Mathias Raflaub
Rund 5000 Personen demonstrierten am Samstag in Bern für die Rechte der Ausländer in der Schweiz und für ein doppeltes Nein zur Ausschaffungsinitiative. Auf der Kleinen Schanze richteten sich nach der Kundgebung Besetzer ein.

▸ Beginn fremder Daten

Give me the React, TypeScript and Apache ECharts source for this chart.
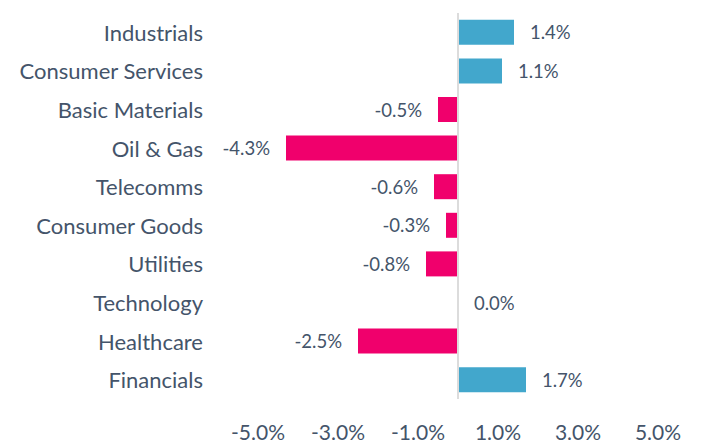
import React, { useEffect, useRef } from "react";
import * as echarts from "echarts";

const categories = [
  "Industrials",
  "Consumer Services",
  "Basic Materials",
  "Oil & Gas",
  "Telecomms",
  "Consumer Goods",
  "Utilities",
  "Technology",
  "Healthcare",
  "Financials",
];
const values = [1.4, 1.1, -0.5, -4.3, -0.6, -0.3, -0.8, 0.0, -2.5, 1.7];
const tickLabels = ["-5.0%", "-3.0%", "-1.0%", "1.0%", "3.0%", "5.0%"];

const POS = "#42A7CC";
const NEG = "#F0006C";
const TEXT = "#44546A";
const FONT = "Lato";

export default function App() {
  const ref = useRef<HTMLDivElement>(null);
  useEffect(() => {
    if (!ref.current) return;
    const chart = echarts.init(ref.current, undefined, { renderer: "svg" });
    const data = values.map((v) => ({
      value: v,
      itemStyle: { color: v >= 0 ? POS : NEG },
      label: { position: v >= 0 ? "right" : "left" },
    }));
    chart.setOption({
      animation: false,
      grid: { left: 258, right: 44, top: 13, bottom: 48, containLabel: false },
      xAxis: {
        type: "value",
        min: -5,
        max: 5,
        interval: 1,
        axisLine: { show: false },
        axisTick: { show: false },
        splitLine: { show: false },
        axisLabel: {
          margin: 22,
          color: TEXT,
          fontFamily: FONT,
          fontSize: 21,
          formatter: (v: number) => {
            const s = v.toFixed(1) + "%";
            return tickLabels.includes(s) ? s : "";
          },
        },
      },
      yAxis: {
        type: "category",
        data: categories,
        inverse: true,
        axisLine: { show: false, onZero: false },
        axisTick: { show: false },
        axisLabel: {
          margin: 55,
          color: TEXT,
          fontFamily: FONT,
          fontSize: 22,
        },
      },
      series: [
        {
          type: "bar",
          data,
          barWidth: 25,
          label: {
            show: true,
            distance: 16,
            color: TEXT,
            fontFamily: FONT,
            fontSize: 18.5,
            formatter: (p: any) => Number(p.value).toFixed(1) + "%",
          },
          markLine: {
            silent: true,
            symbol: "none",
            label: { show: false },
            lineStyle: { color: "#DCDCDC", width: 2, type: "solid" },
            data: [{ xAxis: 0 }],
          },
        },
      ],
    });
    return () => chart.dispose();
  }, []);
  return (
    <div
      ref={ref}
      style={{ position: "fixed", left: 0, top: 0, width: 702, height: 447, background: "#fff" }}
    />
  );
}
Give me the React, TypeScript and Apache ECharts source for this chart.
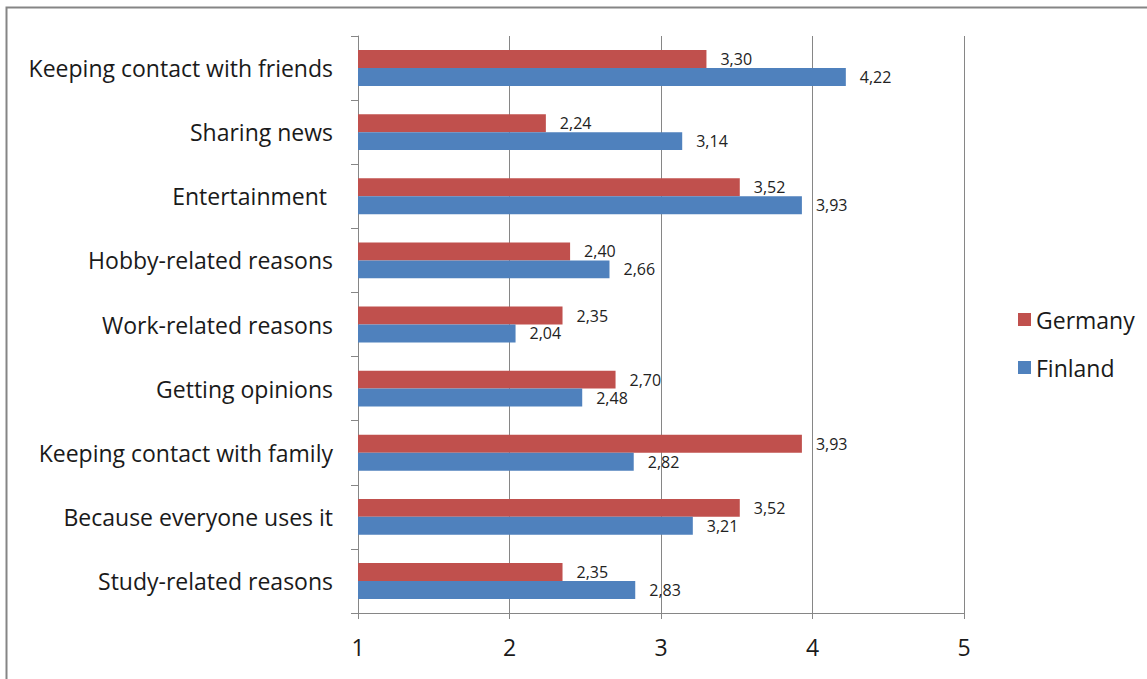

Ein bunter, multikultureller Umzug mit Musik und Vuvuzela-Tröten zog am Samstag im Bern vom Waisenhaus- über den Kornhaus- auf den Bundesplatz. Die Vereinigung «Solidarité sans frontières» und mehr als 50 Gewerkschaften, Migranten- und Menschenrechtsorganisationen hatten unter dem Motto «Freiheit, Gleichheit, Würde – Für mich und dich» zur Grosskundgebung aufgerufen. Die Demonstranten – laut den Organisatoren bis zu 5000 Menschen – skandierten eine Reihe von Positionen für eine andere Ausländerpolitik in der Schweiz. Sie forderten Rechte und Menschenwürde für Sans-Papiers ein und sprachen sich gegen die Ausschaffungsinitiative der SVP aus. Verschiedene ausländische Volksgruppen machten gleichzeitig auf ihre Anliegen aufmerksam.
«Wir sind alle gleich»
Er marschiere «für den Sieg der Würde», sagte ein Mann aus der zentralafrikanischen Republik Kongo. Mit einem Kollegen trägt er die blau-rot-gelbe Landesfahne durch die Gassen. Gekommen waren sie aus Lausanne. «Wir sind alle gleich», sagte er in Französisch. Hilmi Gashi, Ko-Präsident von Solidarité sans frontières, betonte, dass die Ausschaffungsinitiative nicht das Hauptthema der Kundgebung sei. «Alle, die gekommen sind, machen sich Sorgen über das vergiftete Klima des Zusammenlebens, welche die Politik unter dem Deckmantel des Kampfs gegen Missbrauch und Kriminalität schüren», sagte er. Die Ausschaffungsinitiative versteht er als neusten Auswuchs dieser Tendenz. Anders als Teile der Linken im Parlament kämpften die Organisationen am Samstag auch gegen den parlamentarischen Gegenvorschlag. Wird sich mit einem doppelten Nein nicht schwieriger argumentieren lassen als mit dem Gegenvorschlag in der Hinterhand, wenn die Initiative voraussichtlich im September zur Abstimmung gelangt? «Doch, es wird viel schwieriger», sagte Faton Topalli von der albanischen Gemeinschaft der Schweiz. Dennoch lehnt er den Gegenvorschlag ab. «Man schafft damit die Desintegration per Gesetz.» Für Ausländer würde ein anderer Massstab gelten. Zum Abschluss der Kundgebung stimmten die Teilnehmer mit Handerheben symbolisch über ihre Forderungen ab. «Jeder hat eine Stimme», rief ein Mitglied der Organisatoren ins Mikrofon, als sich die Hände zum Himmel erhoben.
Zeltstadt für Bleiberecht
Am späten Nachmittag zogen rund 200 Personen in den Park bei der Kleinen Schanze. Auf Initiative der schweizerischen Bleiberecht-Kollektive haben sie dort eine Zeltstadt eingerichtet. «Mit dieser Aktion treten wir aus dem Schatten», schrieben Sans-Papiers in einer Mitteilung. Der Schweizer Bevölkerung soll damit die Problematik der Sans-Papiers bekannt gemacht werden, von der eidgenössischen Politik fordern die Veranstalter die Regularisierung der Sans-Papiers in der Schweiz. «Wir leben seit langen Jahren in einer schrecklichen, prekären Situation, wir brauchen eine Lösung», sagte ein Sprecher des Bleiberechts-Kollektivs, ein papierloser Äthiopier, welcher seit zehn Jahren in der Schweiz lebt. Sicherheitsdirektor Reto Nause sagte auf Anfrage, die Besetzung werde bis heute Montagmorgen toleriert. «Die Demonstranten vertreten ein legitimes Interesse, auf die Lage der Sans-Papiers aufmerksam zu machen», sagte er, das Zeltlager sei aber unbewilligt. Die Besetzer zeigten gestern keine Absicht abzuziehen, ausser aus der Politik komme eine befriedigende Reaktion. Sollte die Zeltstadt stehen bleiben, werde man heute weiterschauen, sagte Nause. «Ich finde, es war schon grosszügig, dass wir die Besetzung toleriert haben.»